* [What you are asked to do] Reproduce each line bearing the word "with".

>> Begin

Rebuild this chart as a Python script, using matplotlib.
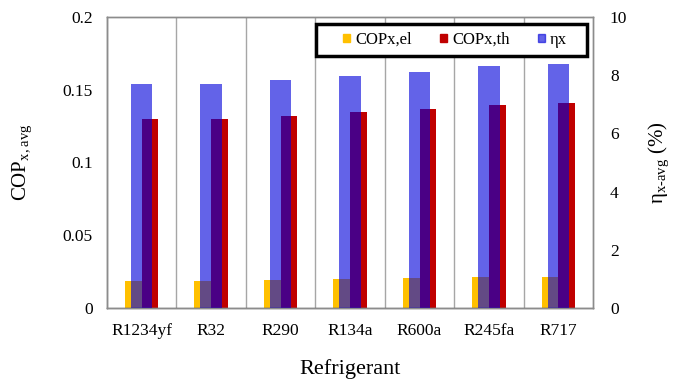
import numpy as np
import matplotlib
matplotlib.use("Agg")
import matplotlib.pyplot as plt
from matplotlib.patches import Patch, Rectangle

plt.rcParams['font.family'] = ['Liberation Serif', 'DejaVu Serif']
plt.rcParams['mathtext.fontset'] = 'custom'
plt.rcParams['mathtext.rm'] = 'Liberation Serif'

refrigerants = ['R1234yf', 'R32', 'R290', 'R134a', 'R600a', 'R245fa', 'R717']
cop_el = [0.0188, 0.0188, 0.0195, 0.0199, 0.0203, 0.0213, 0.0215]
cop_th = [0.1301, 0.1301, 0.1322, 0.1347, 0.1368, 0.1397, 0.1406]
eta_x = [7.68, 7.69, 7.84, 7.98, 8.10, 8.32, 8.38]  # %

c_el = '#FFC000'
c_th = '#C00000'
c_eta = (0, 0, 0.855)
eta_alpha = 0.61

fig = plt.figure(figsize=(6.85, 3.83), dpi=100)
ax = fig.add_axes([0.156, 0.196, 0.710, 0.760])
x = np.arange(len(refrigerants))

ax.bar(x - 0.12, cop_el, width=0.24, color=c_el, zorder=2)
ax.bar(x + 0.12, cop_th, width=0.24, color=c_th, zorder=2)
ax.set_xlim(-0.5, len(refrigerants) - 0.5)
ax.set_ylim(0, 0.2)
ax.set_yticks([0, 0.05, 0.1, 0.15, 0.2])
ax.set_yticklabels(['0', '0.05', '0.1', '0.15', '0.2'])
ax.set_xticks(x)
ax.set_xticklabels(refrigerants)
ax.tick_params(axis='both', length=0, labelsize=12.5)
ax.tick_params(axis='y', pad=10)
ax.tick_params(axis='x', pad=11)

# category separators
for b in np.arange(0.5, len(refrigerants) - 0.5, 1):
    ax.axvline(b, color='#a6a6a6', lw=1, zorder=1)

ax.set_xlabel('Refrigerant', fontsize=16, labelpad=14)
ax.set_ylabel(r'COP$_{\mathregular{x,avg}}$', fontsize=15, labelpad=20)

ax2 = ax.twinx()
ax2.bar(x, eta_x, width=0.31, color=c_eta, alpha=eta_alpha, zorder=3)
ax2.set_ylim(0, 10)
ax2.set_yticks([0, 2, 4, 6, 8, 10])
ax2.tick_params(axis='y', length=0, labelsize=12.5, pad=12)
ax2.set_ylabel('η$_{\\mathregular{x‐avg}}$ (%)', fontsize=15, labelpad=14)

for a in (ax, ax2):
    for side in a.spines.values():
        side.set_color('#8c8c8c')
        side.set_linewidth(1)
ax.spines['left'].set_color('#595959')
ax.spines['bottom'].set_color('#595959')

# legend: white box with a heavy black border, entries centred inside
ax2.add_patch(Rectangle((0.430, 0.866), 0.558, 0.110, transform=ax2.transAxes,
                        facecolor='white', edgecolor='black', lw=2.5, zorder=9))
handles = [Patch(color=c_el), Patch(color=c_th), Patch(color=c_eta, alpha=eta_alpha)]
leg = ax2.legend(handles, ['COPx,el', 'COPx,th', 'ηx'], ncol=3,
                 loc='center', bbox_to_anchor=(0.716, 0.921),
                 fontsize=12, frameon=False,
                 handlelength=0.42, handleheight=0.42, handletextpad=0.3,
                 columnspacing=1.7, borderaxespad=0, borderpad=0)
leg.set_zorder(10)

fig.savefig('out.png', dpi=100)
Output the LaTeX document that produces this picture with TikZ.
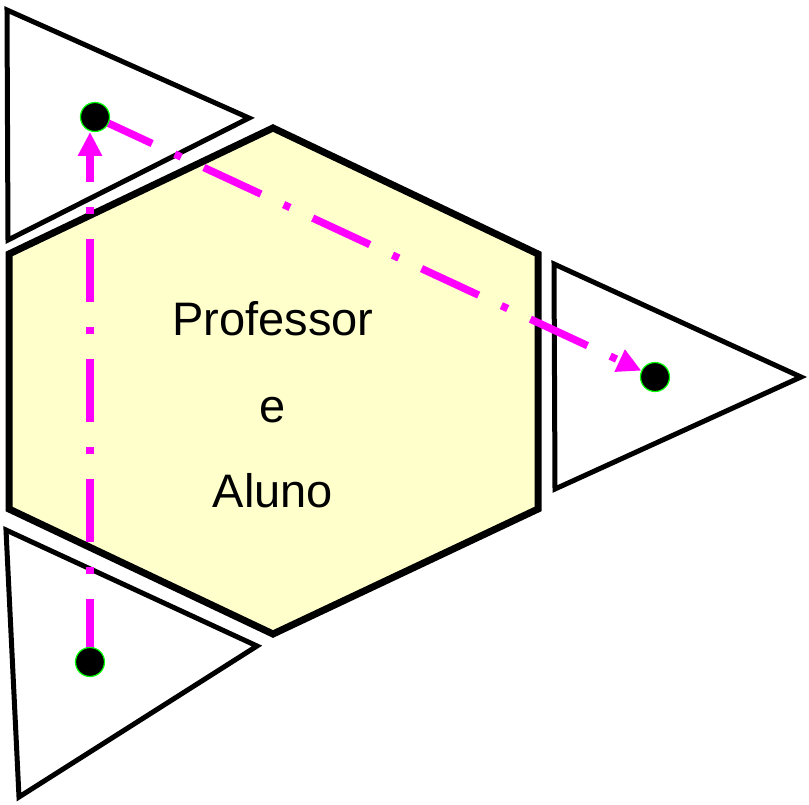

>> End

* [Task result]
# legend: white box with a heavy black border, entries centred inside
Output the LaTeX document that produces this picture with TikZ.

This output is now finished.